- **TASK TO COMPLETE**: Quote the data exactly, first line to the line containing "const seriesNames = ['Australia','Tasmania'];", with no pictures.

___ GIVEN MATERIAL

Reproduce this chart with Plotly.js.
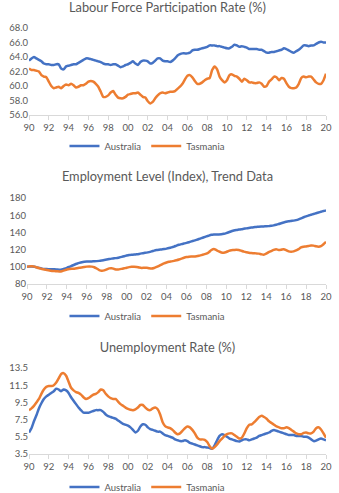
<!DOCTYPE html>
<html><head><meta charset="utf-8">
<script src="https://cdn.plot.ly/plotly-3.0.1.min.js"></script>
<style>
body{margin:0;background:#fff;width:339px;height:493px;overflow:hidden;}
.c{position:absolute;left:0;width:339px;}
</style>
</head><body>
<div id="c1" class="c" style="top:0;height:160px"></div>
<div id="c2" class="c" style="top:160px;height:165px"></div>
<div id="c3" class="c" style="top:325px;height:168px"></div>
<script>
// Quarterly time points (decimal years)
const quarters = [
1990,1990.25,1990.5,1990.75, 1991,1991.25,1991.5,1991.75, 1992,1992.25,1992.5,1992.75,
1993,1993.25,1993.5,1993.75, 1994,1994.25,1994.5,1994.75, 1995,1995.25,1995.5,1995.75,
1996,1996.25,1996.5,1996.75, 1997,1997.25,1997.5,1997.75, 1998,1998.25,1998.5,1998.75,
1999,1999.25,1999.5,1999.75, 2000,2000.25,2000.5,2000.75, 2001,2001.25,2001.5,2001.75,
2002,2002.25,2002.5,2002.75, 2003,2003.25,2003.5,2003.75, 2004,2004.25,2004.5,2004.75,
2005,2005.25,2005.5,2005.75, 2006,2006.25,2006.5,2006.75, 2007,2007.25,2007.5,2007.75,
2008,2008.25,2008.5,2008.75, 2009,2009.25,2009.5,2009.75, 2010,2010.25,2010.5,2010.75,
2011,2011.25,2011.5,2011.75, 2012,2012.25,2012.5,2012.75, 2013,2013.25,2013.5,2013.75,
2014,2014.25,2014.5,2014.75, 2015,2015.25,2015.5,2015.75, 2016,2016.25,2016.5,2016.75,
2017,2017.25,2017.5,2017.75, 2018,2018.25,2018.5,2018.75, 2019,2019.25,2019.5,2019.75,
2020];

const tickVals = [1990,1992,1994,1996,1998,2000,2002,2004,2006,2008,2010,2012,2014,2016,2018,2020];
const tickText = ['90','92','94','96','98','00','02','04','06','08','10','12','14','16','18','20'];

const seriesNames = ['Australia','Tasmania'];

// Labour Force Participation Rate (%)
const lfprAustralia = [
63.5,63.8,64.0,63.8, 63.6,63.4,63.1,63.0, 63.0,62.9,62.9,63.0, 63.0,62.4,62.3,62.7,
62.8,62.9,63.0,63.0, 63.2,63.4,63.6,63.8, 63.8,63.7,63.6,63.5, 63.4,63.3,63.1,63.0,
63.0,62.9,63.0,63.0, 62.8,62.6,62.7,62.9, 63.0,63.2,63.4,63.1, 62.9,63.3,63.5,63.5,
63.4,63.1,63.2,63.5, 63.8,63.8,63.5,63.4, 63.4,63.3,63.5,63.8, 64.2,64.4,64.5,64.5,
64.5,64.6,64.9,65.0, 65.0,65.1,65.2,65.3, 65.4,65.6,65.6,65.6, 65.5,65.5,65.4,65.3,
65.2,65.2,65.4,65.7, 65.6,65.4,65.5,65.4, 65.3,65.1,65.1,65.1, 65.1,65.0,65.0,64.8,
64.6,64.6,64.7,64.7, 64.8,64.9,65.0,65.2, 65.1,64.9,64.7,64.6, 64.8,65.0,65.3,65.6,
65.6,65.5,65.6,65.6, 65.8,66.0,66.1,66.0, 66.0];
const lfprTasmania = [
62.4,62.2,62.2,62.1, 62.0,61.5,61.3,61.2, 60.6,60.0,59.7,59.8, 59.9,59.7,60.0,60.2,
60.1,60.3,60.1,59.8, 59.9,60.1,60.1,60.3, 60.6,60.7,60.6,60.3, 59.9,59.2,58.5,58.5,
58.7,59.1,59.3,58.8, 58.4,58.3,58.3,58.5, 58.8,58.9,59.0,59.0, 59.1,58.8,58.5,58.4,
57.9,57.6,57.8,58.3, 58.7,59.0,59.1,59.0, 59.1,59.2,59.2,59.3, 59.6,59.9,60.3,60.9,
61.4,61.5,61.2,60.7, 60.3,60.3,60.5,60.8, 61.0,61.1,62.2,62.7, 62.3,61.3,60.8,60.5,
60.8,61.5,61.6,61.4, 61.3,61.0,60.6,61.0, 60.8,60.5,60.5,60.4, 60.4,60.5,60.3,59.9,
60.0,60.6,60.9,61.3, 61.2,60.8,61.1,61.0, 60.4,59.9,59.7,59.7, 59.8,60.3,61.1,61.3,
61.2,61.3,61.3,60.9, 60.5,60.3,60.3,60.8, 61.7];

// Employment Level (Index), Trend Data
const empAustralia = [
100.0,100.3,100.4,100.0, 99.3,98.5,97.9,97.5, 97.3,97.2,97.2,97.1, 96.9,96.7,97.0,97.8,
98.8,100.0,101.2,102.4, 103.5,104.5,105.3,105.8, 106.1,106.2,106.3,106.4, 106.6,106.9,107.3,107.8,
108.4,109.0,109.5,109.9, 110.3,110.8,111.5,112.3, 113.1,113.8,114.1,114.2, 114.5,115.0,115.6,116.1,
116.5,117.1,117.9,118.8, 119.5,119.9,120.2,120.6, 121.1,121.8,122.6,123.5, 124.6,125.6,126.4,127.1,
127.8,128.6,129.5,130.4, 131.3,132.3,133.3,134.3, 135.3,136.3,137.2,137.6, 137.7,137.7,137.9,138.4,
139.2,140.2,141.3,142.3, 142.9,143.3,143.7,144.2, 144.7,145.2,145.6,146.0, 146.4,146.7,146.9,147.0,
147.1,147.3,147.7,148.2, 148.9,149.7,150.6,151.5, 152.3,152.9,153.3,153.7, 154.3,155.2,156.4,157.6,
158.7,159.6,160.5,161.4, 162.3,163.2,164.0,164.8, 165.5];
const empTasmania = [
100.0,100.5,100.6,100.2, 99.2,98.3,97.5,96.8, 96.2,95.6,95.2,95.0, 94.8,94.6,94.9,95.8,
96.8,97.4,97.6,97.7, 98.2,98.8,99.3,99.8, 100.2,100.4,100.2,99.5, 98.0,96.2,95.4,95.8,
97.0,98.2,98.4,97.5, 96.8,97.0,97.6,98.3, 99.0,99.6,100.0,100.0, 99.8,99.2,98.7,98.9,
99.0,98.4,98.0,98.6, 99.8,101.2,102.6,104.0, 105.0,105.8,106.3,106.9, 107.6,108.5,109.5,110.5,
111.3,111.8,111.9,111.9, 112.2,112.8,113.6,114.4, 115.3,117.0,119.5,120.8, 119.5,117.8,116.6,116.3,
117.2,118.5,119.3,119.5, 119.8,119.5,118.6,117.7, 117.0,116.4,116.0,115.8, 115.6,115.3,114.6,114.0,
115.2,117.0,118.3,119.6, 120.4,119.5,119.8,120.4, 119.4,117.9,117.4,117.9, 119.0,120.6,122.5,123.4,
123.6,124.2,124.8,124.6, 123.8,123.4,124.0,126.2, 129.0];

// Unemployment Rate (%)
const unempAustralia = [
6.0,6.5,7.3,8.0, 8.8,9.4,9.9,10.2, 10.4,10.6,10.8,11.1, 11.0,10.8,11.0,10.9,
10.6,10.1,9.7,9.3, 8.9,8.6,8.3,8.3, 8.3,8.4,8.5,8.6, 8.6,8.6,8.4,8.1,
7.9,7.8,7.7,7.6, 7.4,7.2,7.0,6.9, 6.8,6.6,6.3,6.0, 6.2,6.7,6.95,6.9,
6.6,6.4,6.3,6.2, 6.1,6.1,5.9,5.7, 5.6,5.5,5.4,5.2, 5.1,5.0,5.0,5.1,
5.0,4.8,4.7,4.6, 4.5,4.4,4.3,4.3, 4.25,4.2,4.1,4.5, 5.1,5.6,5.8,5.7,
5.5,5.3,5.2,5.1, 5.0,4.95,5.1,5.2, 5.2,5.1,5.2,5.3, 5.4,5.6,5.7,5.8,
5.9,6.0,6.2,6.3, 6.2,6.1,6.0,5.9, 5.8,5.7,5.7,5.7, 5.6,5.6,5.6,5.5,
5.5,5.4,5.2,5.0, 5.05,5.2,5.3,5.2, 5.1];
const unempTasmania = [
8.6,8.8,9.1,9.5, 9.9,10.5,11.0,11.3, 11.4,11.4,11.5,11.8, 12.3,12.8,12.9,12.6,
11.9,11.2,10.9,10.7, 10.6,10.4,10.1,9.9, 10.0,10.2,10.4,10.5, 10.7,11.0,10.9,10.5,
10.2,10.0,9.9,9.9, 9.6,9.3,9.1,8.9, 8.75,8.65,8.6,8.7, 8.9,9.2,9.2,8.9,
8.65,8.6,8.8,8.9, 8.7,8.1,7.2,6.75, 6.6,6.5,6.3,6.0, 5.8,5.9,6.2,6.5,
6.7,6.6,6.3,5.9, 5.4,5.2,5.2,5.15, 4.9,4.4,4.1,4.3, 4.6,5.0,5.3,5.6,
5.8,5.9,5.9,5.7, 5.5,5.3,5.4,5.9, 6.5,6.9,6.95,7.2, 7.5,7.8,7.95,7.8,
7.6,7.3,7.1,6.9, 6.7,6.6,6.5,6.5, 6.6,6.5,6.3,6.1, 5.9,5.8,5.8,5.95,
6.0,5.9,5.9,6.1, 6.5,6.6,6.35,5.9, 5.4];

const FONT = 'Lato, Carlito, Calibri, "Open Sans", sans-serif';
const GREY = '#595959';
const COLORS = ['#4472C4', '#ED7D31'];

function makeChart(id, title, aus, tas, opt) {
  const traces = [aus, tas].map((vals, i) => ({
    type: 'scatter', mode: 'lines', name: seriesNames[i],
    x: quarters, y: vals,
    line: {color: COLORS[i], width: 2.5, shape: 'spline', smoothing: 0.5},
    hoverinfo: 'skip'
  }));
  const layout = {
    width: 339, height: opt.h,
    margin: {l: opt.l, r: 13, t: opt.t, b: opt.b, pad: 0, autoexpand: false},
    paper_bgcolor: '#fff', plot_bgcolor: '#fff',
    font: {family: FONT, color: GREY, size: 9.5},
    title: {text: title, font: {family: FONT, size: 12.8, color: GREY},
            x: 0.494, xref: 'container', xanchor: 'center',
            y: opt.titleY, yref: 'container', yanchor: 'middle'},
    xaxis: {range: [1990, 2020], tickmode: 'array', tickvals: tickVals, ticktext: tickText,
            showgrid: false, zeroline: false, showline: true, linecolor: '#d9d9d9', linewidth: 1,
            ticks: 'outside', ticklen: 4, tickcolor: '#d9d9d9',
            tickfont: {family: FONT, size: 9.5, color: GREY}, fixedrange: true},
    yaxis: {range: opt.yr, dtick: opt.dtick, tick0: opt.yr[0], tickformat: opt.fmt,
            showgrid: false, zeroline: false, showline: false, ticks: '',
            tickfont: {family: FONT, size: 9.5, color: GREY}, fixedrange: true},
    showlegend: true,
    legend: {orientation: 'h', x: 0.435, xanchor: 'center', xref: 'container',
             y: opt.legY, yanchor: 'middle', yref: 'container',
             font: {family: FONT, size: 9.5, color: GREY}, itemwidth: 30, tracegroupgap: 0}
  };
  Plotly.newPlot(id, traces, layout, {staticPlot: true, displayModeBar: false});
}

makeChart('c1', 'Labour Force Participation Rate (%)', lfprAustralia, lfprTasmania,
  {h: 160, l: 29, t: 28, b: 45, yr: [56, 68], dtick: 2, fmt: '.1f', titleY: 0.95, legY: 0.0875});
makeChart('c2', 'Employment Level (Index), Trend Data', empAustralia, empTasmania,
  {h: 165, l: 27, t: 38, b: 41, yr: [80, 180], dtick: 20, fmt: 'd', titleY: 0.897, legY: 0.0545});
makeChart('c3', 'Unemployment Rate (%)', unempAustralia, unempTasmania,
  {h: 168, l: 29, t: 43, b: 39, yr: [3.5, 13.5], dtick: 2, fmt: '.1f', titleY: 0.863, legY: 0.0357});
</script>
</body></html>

______

- **SOLUTION TO THE EXERCISE**:
Reproduce this chart with Plotly.js.
<!DOCTYPE html>
<html><head><meta charset="utf-8">
<script src="https://cdn.plot.ly/plotly-3.0.1.min.js"></script>
<style>
body{margin:0;background:#fff;width:339px;height:493px;overflow:hidden;}
.c{position:absolute;left:0;width:339px;}
</style>
</head><body>
<div id="c1" class="c" style="top:0;height:160px"></div>
<div id="c2" class="c" style="top:160px;height:165px"></div>
<div id="c3" class="c" style="top:325px;height:168px"></div>
<script>
// Quarterly time points (decimal years)
const quarters = [
1990,1990.25,1990.5,1990.75, 1991,1991.25,1991.5,1991.75, 1992,1992.25,1992.5,1992.75,
1993,1993.25,1993.5,1993.75, 1994,1994.25,1994.5,1994.75, 1995,1995.25,1995.5,1995.75,
1996,1996.25,1996.5,1996.75, 1997,1997.25,1997.5,1997.75, 1998,1998.25,1998.5,1998.75,
1999,1999.25,1999.5,1999.75, 2000,2000.25,2000.5,2000.75, 2001,2001.25,2001.5,2001.75,
2002,2002.25,2002.5,2002.75, 2003,2003.25,2003.5,2003.75, 2004,2004.25,2004.5,2004.75,
2005,2005.25,2005.5,2005.75, 2006,2006.25,2006.5,2006.75, 2007,2007.25,2007.5,2007.75,
2008,2008.25,2008.5,2008.75, 2009,2009.25,2009.5,2009.75, 2010,2010.25,2010.5,2010.75,
2011,2011.25,2011.5,2011.75, 2012,2012.25,2012.5,2012.75, 2013,2013.25,2013.5,2013.75,
2014,2014.25,2014.5,2014.75, 2015,2015.25,2015.5,2015.75, 2016,2016.25,2016.5,2016.75,
2017,2017.25,2017.5,2017.75, 2018,2018.25,2018.5,2018.75, 2019,2019.25,2019.5,2019.75,
2020];

const tickVals = [1990,1992,1994,1996,1998,2000,2002,2004,2006,2008,2010,2012,2014,2016,2018,2020];
const tickText = ['90','92','94','96','98','00','02','04','06','08','10','12','14','16','18','20'];

const seriesNames = ['Australia','Tasmania'];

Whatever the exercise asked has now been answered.